Mungkin ada sesuatu yang perlu diutarakan tentang seorang perempuan yang mendesain untuk perempuan lain, saya sarankan, terutama dalam industri mode luks di mana kepemimpinan kreatif di label-label terbesar sering kali didominasi oleh laki-laki. Sampai batas tertentu, desainer perempuan dapat memiliki empati yang unik dan pemahaman tentang apa yang sebenarnya diinginkan perempuan dari pakaian sehari-hari mereka. Namun, Vanhée-Cybulski memiliki sudut pandang yang lebih bernuansa. “Cukup sulit untuk masuk ke dalam percakapan tentang gender,” ujarnya seraya menunjukkan bahwa ada banyak penulis laki-laki yang mampu mengembangkan karakter perempuan yang brilian dan kompleks, begitu pula sebaliknya. Selain gender, tambahnya, masih banyak pekerjaan yang perlu dilakukan untuk mendorong lingkungan yang lebih mudah didekati dan inklusif bagi para kreator yang sedang berkembang, memberdayakan orang-orang dari spektrum latar belakang yang lebih luas.
|
|
|
|
Kapan pun—ia kemungkinan akan mengerjakan tiga koleksi sekaligus—bekerja sama erat dengan departemen sutra, gambar dan kain, serta atelier. Warna jadi salah satu elemen penting, tegasnya. “Warna adalah hal yang begitu unik bagi setiap mata dan setiap budaya, bukan? Warna yang berbeda mencerminkan sensasi, suasana hati, dan subjek yang berbeda. Warna merah tertentu akan mengekspresikan pesan kekuatan tertentu, dan mungkin warna pastel akan berbicara tentang jenis kerentanan yang berbeda,” ujarnya. Akar rumah mode ini dalam kualitas merupakan pengaruh utama lainnya. “Hal itu menambahkan banyak ketelitian. Apa konsekuensinya terhadap kualitas jika saya mengambil pilihan tersebut?”

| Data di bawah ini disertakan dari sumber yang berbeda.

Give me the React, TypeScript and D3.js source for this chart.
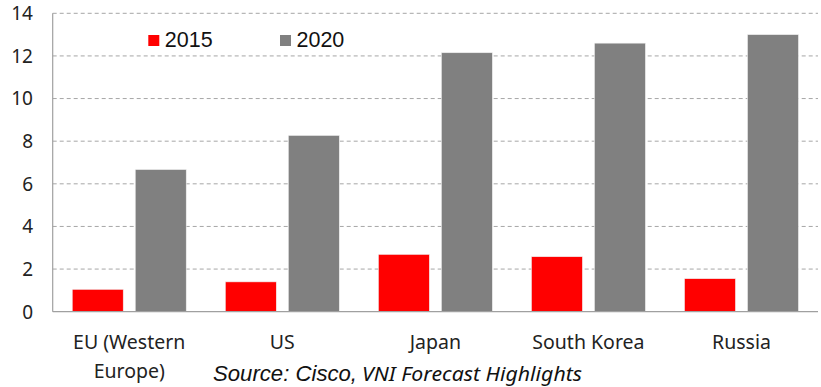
import React from "react";
import * as d3 from "d3";

const categories = ["EU (Western\nEurope)", "US", "Japan", "South Korea", "Russia"];
const series2015 = [1.05, 1.4, 2.69, 2.58, 1.55];
const series2020 = [6.67, 8.27, 12.15, 12.6, 13.0];
const seriesNames = ["2015", "2020"];
const seriesColors = ["#ff0000", "#808080"];
const yTicks = [0, 2, 4, 6, 8, 10, 12, 14];

export default function App() {
  const W = 821, H = 387;
  const left = 52.7, right = 818, top = 13.3, bottom = 311.7;
  const x = d3.scaleBand<string>().domain(categories).range([left, right]).paddingInner(0).paddingOuter(0);
  const y = d3.scaleLinear().domain([0, 14]).range([bottom, top]);
  const bw = x.bandwidth();
  const barW = 51;
  const gap = 12;
  const off = (bw - (2 * barW + gap)) / 2;
  const data = [series2015, series2020];
  const tickFont = "'Noto Sans', sans-serif";
  return (
    <svg width={W} height={H} style={{ position: "absolute", left: 0, top: 0, background: "#fff" }}>
      {yTicks.filter(t => t > 0).map(t => (
        <line key={t} x1={left} x2={right} y1={y(t)} y2={y(t)} stroke="#a6a6a6" strokeWidth={1} strokeDasharray="4,3" />
      ))}
      {data.map((s, si) =>
        s.map((v, i) => {
          const bx = (x(categories[i]) as number) + off + si * (barW + gap);
          return (
            <rect key={si + "-" + i} x={bx} y={y(v)} width={barW} height={y(0) - y(v)} fill={seriesColors[si]} stroke="#f0f0f0" strokeWidth={0.6} />
          );
        })
      )}
      <line x1={left} x2={left} y1={top} y2={bottom} stroke="#a0a0a0" strokeWidth={1.2} />
      <line x1={left} x2={right} y1={bottom} y2={bottom} stroke="#a0a0a0" strokeWidth={1.2} />
      {yTicks.map(t => (
        <text key={t} x={33} y={y(t)} dy="0.36em" textAnchor="end" fontFamily={tickFont} fontSize={19} fill="#222">{t}</text>
      ))}
      {categories.map((c, i) => {
        const cx = (x(c) as number) + bw / 2;
        const lines = c.split("\n");
        return (
          <text key={c} x={cx} y={349} textAnchor="middle" fontFamily={tickFont} fontSize={19.5} fill="#222">
            {lines.map((l, li) => (
              <tspan key={li} x={cx} dy={li === 0 ? 0 : 28.5}>{l}</tspan>
            ))}
          </text>
        );
      })}
      {seriesNames.map((n, i) => {
        const lx = 148.3 + i * 131.7;
        return (
          <g key={n}>
            <rect x={lx} y={35} width={11} height={11} fill={seriesColors[i]} />
            <text x={lx + 16.5} y={47.3} fontFamily="'Liberation Sans', Arial, sans-serif" fontSize={21.5} fill="#111">{n}</text>
          </g>
        );
      })}
      <text x={213} y={381} fontStyle="italic" fill="#111" fontFamily="'Liberation Sans', Arial, sans-serif" fontSize={21.5} textLength={144} lengthAdjust="spacingAndGlyphs">Source: Cisco,</text>
      <text x={362} y={381} fontStyle="italic" fill="#111" fontFamily={tickFont} fontSize={20} textLength={220} lengthAdjust="spacingAndGlyphs">VNI Forecast Highlights</text>
    </svg>
  );
}
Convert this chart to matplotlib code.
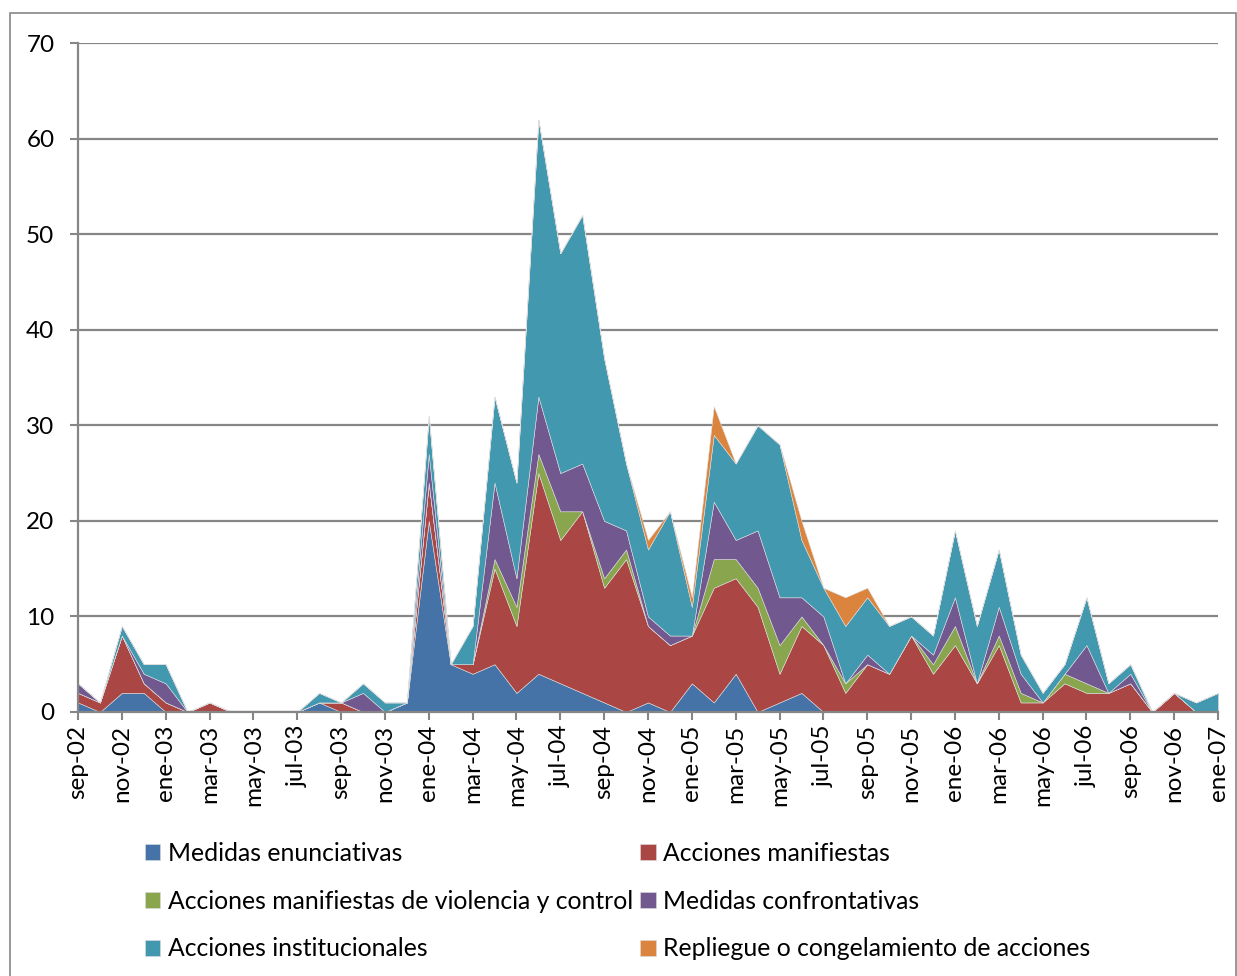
import matplotlib
matplotlib.use("Agg")
import matplotlib.pyplot as plt
from matplotlib.patches import Rectangle

plt.rcParams['font.family'] = ['Lato', 'DejaVu Sans']

meses = ["sep-02", "oct-02", "nov-02", "dic-02", "ene-03", "feb-03", "mar-03", "abr-03",
         "may-03", "jun-03", "jul-03", "ago-03", "sep-03", "oct-03", "nov-03", "dic-03",
         "ene-04", "feb-04", "mar-04", "abr-04", "may-04", "jun-04", "jul-04", "ago-04",
         "sep-04", "oct-04", "nov-04", "dic-04", "ene-05", "feb-05", "mar-05", "abr-05",
         "may-05", "jun-05", "jul-05", "ago-05", "sep-05", "oct-05", "nov-05", "dic-05",
         "ene-06", "feb-06", "mar-06", "abr-06", "may-06", "jun-06", "jul-06", "ago-06",
         "sep-06", "oct-06", "nov-06", "dic-06", "ene-07"]

enunciativas = [1, 0, 2, 2, 0, 0, 0, 0, 0, 0, 0, 1, 0, 0, 0, 1,
                20, 5, 4, 5, 2, 4, 3, 2, 1, 0, 1, 0, 3, 1, 4, 0,
                1, 2, 0, 0, 0, 0, 0, 0, 0, 0, 0, 0, 0, 0, 0, 0,
                0, 0, 0, 0, 0]
manifiestas = [1, 1, 6, 1, 1, 0, 1, 0, 0, 0, 0, 0, 1, 0, 0, 0,
               4, 0, 1, 10, 7, 21, 15, 19, 12, 16, 8, 7, 5, 12, 10, 11,
               3, 7, 7, 2, 5, 4, 8, 4, 7, 3, 7, 1, 1, 3, 2, 2,
               3, 0, 2, 0, 0]
violencia = [0, 0, 0, 0, 0, 0, 0, 0, 0, 0, 0, 0, 0, 0, 0, 0,
             0, 0, 0, 1, 2, 2, 3, 0, 1, 1, 0, 0, 0, 3, 2, 2,
             3, 1, 0, 1, 0, 0, 0, 1, 2, 0, 1, 1, 0, 1, 1, 0,
             0, 0, 0, 0, 0]
confrontativas = [1, 0, 0, 1, 2, 0, 0, 0, 0, 0, 0, 0, 0, 2, 0, 0,
                  3, 0, 0, 8, 3, 6, 4, 5, 6, 2, 1, 1, 0, 6, 2, 6,
                  5, 2, 3, 0, 1, 0, 0, 1, 3, 0, 3, 2, 0, 0, 4, 0,
                  1, 0, 0, 0, 0]
institucionales = [0, 0, 1, 1, 2, 0, 0, 0, 0, 0, 0, 1, 0, 1, 1, 0,
                   4, 0, 4, 9, 10, 29, 23, 26, 17, 7, 7, 13, 3, 7, 8, 11,
                   16, 6, 3, 6, 6, 5, 2, 2, 7, 6, 6, 2, 1, 1, 5, 1,
                   1, 0, 0, 1, 2]
repliegue = [0, 0, 0, 0, 0, 0, 0, 0, 0, 0, 0, 0, 0, 0, 0, 0,
             0, 0, 0, 0, 0, 0, 0, 0, 0, 0, 1, 0, 1, 3, 0, 0,
             0, 2, 0, 3, 1, 0, 0, 0, 0, 0, 0, 0, 0, 0, 0, 0,
             0, 0, 0, 0, 0]

series = ["Medidas enunciativas", "Acciones manifiestas",
          "Acciones manifiestas de violencia y control", "Medidas confrontativas",
          "Acciones institucionales", "Repliegue o congelamiento de acciones"]
colores = ["#4572A7", "#AA4643", "#89A54E", "#71588F", "#4198AF", "#DB843D"]

fig = plt.figure(figsize=(12.37, 9.76), dpi=100)
ax = fig.add_axes([78 / 1237, 1 - 712 / 976, 1140 / 1237, 669 / 976])

x = list(range(len(meses)))
areas = ax.stackplot(x, enunciativas, manifiestas, violencia, confrontativas,
                     institucionales, repliegue, colors=colores, labels=series,
                     linewidth=0.4, edgecolor="#dddddd")

gris = "#868686"
ax.set_xlim(0, len(meses) - 1)
ax.set_ylim(0, 70)
ax.set_yticks(range(0, 71, 10))
ax.yaxis.grid(True, color=gris, linewidth=1.6)
ax.set_axisbelow(True)
ax.set_xticks(x[::2])
ax.set_xticklabels(meses[::2], rotation=90)
ax.tick_params(axis="both", colors=gris, labelcolor="black", labelsize=17.5, length=6, width=1.5)
ax.tick_params(axis="y", pad=11)
ax.tick_params(axis="x", pad=3)
for lado in ["top", "right"]:
    ax.spines[lado].set_visible(False)
for lado in ["left", "bottom"]:
    ax.spines[lado].set_color(gris)
    ax.spines[lado].set_linewidth(1.6)

# legend: two columns, filled column by column
orden = [0, 2, 4, 1, 3, 5]
fig.legend([areas[i] for i in orden], [series[i] for i in orden], ncol=2,
           loc="upper left", bbox_to_anchor=(145 / 1237, 1 - 842 / 976),
           frameon=False, fontsize=17.8, handlelength=0.62, handleheight=0.62,
           handletextpad=0.3, columnspacing=0.3, labelspacing=1.0,
           borderpad=0, borderaxespad=0)

fig.patches.append(Rectangle((10 / 1237, -0.01), 1226 / 1237, 1 - 13 / 976 + 0.01,
                             transform=fig.transFigure, fill=False,
                             edgecolor=gris, linewidth=1.2))

fig.savefig("out.png", dpi=100)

Segala sesuatu yang diciptakan Vanhée-Cybulski begitu dipertimbangkan, namun ada juga kesan effortless yang khas dalam busana rancangannya. “Saya benar-benar menerima karya ini dengan sedikit kenaifan, sedikit spontanitas, dan banyak disiplin,” ujarnya. Namun, dalam hal visinya untuk busana siap pakai Hermès, ia melihat lebih banyak ruang untuk berkembang. “Itulah mengapa saya masih melakukan ini—karena saya tahu ini akan terus berkembang. Saya terus mencari pendekatan baru, mempertahankan inti [Hermès], sekaligus selalu berkembang dan berevolusi.”